Task description.
The listing below begins with the first line you should copy; stop after the line containing "0.00263]; // E=583.45eV", and drop every picture.

- - - - - - -

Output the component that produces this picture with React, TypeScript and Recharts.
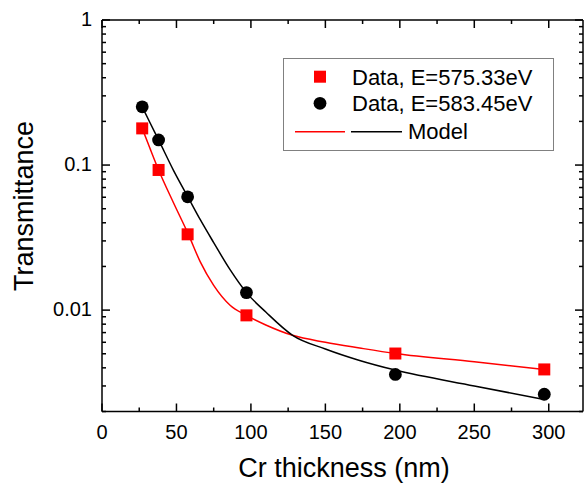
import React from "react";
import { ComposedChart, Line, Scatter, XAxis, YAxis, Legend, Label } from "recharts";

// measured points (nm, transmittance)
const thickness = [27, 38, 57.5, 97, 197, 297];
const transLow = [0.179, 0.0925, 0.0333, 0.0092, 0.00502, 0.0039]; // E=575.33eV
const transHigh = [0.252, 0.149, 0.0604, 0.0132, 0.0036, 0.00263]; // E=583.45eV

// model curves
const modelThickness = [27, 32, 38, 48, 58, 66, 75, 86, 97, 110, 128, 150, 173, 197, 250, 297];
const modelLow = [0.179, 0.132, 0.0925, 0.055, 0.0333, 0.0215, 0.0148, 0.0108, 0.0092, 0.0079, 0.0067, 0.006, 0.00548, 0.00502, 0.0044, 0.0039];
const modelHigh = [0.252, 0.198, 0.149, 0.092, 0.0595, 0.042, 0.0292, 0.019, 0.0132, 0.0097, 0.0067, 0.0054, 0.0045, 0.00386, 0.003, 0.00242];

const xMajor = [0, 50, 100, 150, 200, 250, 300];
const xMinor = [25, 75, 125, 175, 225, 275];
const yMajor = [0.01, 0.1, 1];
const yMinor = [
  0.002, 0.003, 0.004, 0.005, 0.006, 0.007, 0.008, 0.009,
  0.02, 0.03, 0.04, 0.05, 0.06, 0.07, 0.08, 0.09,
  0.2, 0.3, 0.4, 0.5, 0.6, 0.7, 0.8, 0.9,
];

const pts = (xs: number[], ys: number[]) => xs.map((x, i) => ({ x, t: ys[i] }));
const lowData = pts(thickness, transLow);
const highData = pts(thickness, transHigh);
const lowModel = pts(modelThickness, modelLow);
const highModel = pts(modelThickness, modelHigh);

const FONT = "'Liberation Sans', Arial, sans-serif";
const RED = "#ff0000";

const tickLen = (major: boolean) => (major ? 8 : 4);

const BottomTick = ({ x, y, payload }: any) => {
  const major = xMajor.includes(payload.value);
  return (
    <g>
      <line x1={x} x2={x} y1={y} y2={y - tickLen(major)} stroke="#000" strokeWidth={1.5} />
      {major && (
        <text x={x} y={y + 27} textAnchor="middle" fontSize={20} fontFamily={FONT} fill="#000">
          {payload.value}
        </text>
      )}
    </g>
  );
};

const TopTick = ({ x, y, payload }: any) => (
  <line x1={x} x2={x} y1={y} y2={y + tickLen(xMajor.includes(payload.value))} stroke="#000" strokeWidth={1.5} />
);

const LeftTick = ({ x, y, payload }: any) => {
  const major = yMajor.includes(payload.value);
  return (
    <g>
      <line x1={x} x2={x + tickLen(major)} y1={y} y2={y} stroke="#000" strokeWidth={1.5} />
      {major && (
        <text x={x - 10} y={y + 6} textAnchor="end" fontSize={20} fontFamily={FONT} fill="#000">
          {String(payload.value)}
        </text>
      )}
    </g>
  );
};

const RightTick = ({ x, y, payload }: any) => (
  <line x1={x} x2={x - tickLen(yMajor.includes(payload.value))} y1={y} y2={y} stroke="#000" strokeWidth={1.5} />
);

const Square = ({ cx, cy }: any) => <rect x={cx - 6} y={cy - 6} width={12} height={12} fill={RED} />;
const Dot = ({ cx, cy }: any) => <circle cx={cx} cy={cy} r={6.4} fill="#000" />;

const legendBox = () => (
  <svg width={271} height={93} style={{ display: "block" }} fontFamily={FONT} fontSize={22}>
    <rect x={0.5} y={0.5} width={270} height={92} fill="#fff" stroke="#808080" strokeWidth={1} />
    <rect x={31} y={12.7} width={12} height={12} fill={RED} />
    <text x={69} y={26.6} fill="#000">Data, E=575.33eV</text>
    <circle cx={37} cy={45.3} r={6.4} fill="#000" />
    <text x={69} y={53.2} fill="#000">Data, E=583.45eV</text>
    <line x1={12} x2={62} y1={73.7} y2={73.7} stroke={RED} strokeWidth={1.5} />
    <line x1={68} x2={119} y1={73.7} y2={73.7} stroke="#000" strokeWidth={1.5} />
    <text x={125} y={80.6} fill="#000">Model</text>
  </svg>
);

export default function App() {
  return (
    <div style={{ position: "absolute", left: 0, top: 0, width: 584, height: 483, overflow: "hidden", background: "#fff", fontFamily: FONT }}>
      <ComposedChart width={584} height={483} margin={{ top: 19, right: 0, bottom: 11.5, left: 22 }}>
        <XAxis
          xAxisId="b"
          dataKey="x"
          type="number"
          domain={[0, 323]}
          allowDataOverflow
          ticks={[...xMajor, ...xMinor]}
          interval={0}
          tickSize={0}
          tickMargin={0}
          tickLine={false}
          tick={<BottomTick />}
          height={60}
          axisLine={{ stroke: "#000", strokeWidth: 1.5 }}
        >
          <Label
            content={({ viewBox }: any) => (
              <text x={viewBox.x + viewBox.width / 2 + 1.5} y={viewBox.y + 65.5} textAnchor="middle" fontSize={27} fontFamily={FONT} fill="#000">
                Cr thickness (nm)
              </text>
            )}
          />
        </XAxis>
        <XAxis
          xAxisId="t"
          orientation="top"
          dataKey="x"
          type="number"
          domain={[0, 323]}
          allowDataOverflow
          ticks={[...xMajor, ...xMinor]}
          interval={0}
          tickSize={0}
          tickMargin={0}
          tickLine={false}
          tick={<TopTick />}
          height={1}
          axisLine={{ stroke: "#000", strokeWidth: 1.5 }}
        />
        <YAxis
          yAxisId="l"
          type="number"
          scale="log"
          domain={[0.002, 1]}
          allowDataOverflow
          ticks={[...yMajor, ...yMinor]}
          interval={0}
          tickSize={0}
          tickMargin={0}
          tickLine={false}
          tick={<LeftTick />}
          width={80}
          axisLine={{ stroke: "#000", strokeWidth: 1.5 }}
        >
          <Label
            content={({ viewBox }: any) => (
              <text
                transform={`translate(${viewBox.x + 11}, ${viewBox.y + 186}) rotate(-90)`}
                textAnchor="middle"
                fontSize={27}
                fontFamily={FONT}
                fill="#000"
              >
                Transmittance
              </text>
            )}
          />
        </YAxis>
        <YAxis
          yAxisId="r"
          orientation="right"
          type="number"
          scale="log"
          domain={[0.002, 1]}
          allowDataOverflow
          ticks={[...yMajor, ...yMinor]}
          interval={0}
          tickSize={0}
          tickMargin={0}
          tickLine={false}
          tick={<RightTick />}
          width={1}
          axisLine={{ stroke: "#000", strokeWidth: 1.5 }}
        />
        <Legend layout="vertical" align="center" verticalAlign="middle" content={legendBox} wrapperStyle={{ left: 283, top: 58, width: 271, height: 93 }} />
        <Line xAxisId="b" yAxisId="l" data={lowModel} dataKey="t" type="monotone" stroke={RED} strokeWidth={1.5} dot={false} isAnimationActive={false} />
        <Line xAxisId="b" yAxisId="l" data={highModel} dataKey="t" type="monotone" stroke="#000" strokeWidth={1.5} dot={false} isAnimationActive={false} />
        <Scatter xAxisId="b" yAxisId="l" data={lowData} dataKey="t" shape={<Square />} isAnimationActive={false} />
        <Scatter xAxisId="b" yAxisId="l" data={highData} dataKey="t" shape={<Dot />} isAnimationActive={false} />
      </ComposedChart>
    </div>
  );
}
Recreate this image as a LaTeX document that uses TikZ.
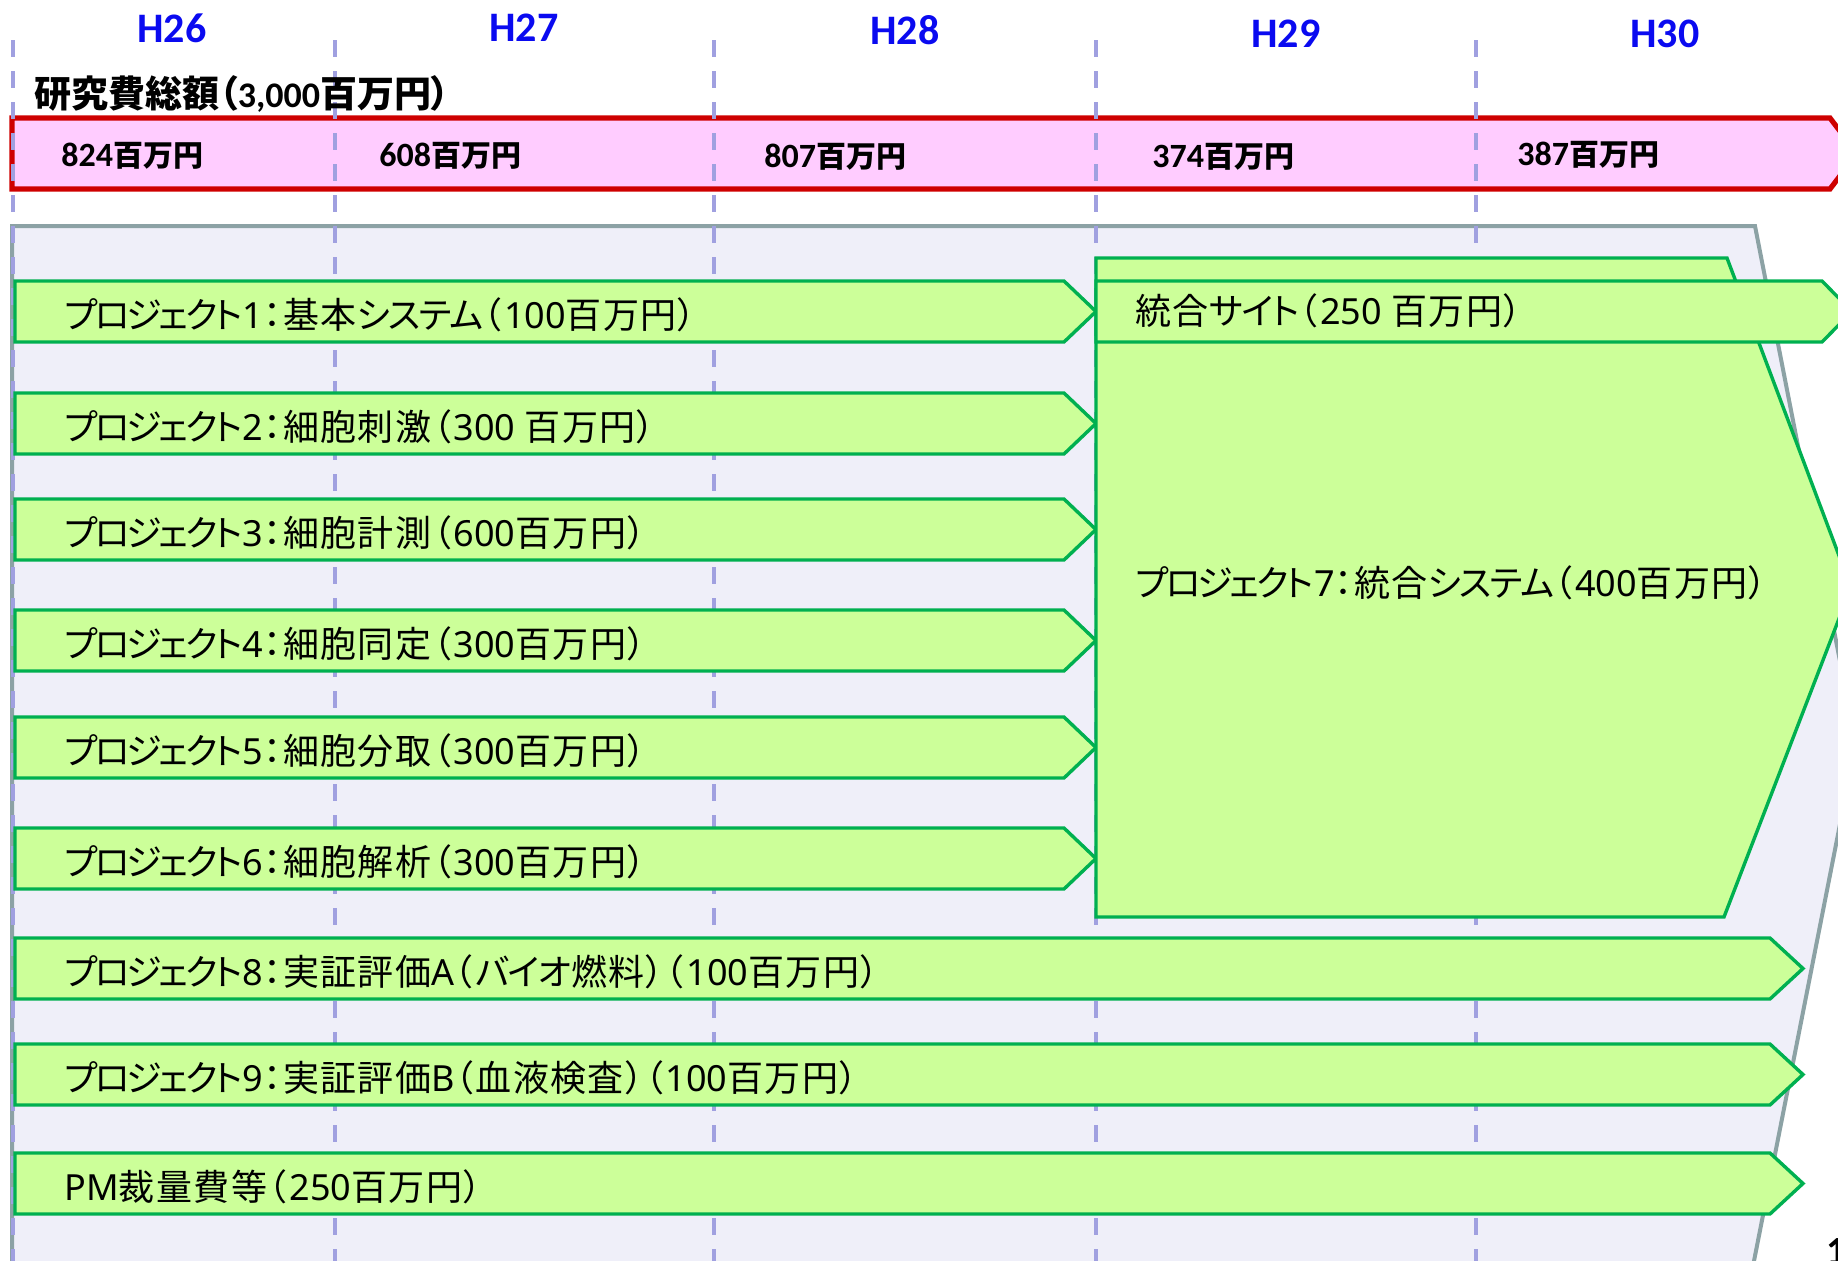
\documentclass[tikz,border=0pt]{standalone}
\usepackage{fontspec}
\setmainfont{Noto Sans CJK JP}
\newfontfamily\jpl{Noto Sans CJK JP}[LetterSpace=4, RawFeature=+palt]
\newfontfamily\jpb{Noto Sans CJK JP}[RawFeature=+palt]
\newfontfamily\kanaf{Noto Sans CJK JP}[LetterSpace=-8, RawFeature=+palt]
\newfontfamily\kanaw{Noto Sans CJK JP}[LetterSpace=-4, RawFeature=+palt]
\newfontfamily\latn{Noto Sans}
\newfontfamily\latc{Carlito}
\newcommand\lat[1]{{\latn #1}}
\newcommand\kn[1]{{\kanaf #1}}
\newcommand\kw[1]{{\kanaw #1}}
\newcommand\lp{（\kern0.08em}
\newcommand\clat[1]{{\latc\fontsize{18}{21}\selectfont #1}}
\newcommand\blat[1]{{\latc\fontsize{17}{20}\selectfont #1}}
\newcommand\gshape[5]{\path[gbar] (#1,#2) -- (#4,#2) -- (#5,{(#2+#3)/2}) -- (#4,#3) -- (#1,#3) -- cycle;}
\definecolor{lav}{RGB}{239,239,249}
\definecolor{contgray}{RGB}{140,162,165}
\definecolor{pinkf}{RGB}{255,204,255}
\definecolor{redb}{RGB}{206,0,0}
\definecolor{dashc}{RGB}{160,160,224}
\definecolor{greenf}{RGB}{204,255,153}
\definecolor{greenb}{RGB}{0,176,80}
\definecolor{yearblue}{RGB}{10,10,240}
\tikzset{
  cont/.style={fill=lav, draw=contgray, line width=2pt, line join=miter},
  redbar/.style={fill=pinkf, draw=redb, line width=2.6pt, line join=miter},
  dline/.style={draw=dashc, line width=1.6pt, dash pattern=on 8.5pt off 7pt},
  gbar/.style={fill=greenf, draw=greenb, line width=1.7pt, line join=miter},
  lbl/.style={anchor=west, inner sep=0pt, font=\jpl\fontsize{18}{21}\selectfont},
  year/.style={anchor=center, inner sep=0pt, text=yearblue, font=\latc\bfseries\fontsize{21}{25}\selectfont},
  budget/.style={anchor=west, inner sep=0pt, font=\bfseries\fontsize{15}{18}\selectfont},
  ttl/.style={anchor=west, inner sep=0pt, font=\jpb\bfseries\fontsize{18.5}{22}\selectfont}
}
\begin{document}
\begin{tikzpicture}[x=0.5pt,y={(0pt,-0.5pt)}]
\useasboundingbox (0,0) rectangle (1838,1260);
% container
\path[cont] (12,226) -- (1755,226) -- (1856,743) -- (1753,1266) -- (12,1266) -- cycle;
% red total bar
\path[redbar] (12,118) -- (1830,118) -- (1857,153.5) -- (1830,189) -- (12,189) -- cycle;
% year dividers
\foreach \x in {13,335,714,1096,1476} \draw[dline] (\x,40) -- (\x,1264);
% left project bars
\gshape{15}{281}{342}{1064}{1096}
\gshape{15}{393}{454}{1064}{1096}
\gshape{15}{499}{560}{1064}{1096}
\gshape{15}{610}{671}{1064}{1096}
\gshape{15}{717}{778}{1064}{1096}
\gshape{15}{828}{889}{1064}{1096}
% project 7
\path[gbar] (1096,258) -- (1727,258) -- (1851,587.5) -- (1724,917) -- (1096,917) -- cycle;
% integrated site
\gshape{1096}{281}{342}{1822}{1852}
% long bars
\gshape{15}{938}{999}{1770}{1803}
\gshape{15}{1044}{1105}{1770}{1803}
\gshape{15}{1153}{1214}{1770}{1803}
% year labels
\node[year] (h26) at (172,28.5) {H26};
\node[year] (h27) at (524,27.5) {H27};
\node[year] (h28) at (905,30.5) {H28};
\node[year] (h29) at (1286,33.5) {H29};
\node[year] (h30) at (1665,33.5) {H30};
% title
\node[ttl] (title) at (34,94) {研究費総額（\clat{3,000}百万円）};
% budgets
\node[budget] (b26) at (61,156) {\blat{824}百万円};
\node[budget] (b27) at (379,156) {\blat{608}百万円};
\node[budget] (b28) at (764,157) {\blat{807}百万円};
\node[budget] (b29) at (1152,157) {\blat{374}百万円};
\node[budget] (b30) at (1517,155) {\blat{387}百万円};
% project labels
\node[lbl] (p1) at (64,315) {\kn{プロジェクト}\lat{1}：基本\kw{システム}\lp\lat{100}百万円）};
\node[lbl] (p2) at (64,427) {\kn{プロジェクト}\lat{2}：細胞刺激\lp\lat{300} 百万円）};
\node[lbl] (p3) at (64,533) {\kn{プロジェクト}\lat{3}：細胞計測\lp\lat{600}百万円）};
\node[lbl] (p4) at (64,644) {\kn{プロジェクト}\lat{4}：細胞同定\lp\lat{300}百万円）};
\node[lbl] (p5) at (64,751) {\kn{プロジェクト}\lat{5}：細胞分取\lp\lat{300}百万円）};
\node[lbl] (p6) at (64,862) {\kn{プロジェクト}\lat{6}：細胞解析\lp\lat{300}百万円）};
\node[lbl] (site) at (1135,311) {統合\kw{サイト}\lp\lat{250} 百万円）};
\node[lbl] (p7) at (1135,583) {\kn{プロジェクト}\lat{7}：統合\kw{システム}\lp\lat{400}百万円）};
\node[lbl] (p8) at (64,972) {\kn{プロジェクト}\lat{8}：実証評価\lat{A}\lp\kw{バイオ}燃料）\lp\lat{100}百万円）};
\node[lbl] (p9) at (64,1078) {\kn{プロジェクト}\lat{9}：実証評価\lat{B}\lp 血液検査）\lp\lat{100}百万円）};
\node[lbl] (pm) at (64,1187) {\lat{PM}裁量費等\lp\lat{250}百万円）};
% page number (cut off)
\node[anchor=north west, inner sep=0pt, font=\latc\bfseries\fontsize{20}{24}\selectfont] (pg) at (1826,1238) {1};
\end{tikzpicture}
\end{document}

- - - - - - -

Solution for this exercise.
Output the component that produces this picture with React, TypeScript and Recharts.
import React from "react";
import { ComposedChart, Line, Scatter, XAxis, YAxis, Legend, Label } from "recharts";

// measured points (nm, transmittance)
const thickness = [27, 38, 57.5, 97, 197, 297];
const transLow = [0.179, 0.0925, 0.0333, 0.0092, 0.00502, 0.0039]; // E=575.33eV
const transHigh = [0.252, 0.149, 0.0604, 0.0132, 0.0036, 0.00263]; // E=583.45eV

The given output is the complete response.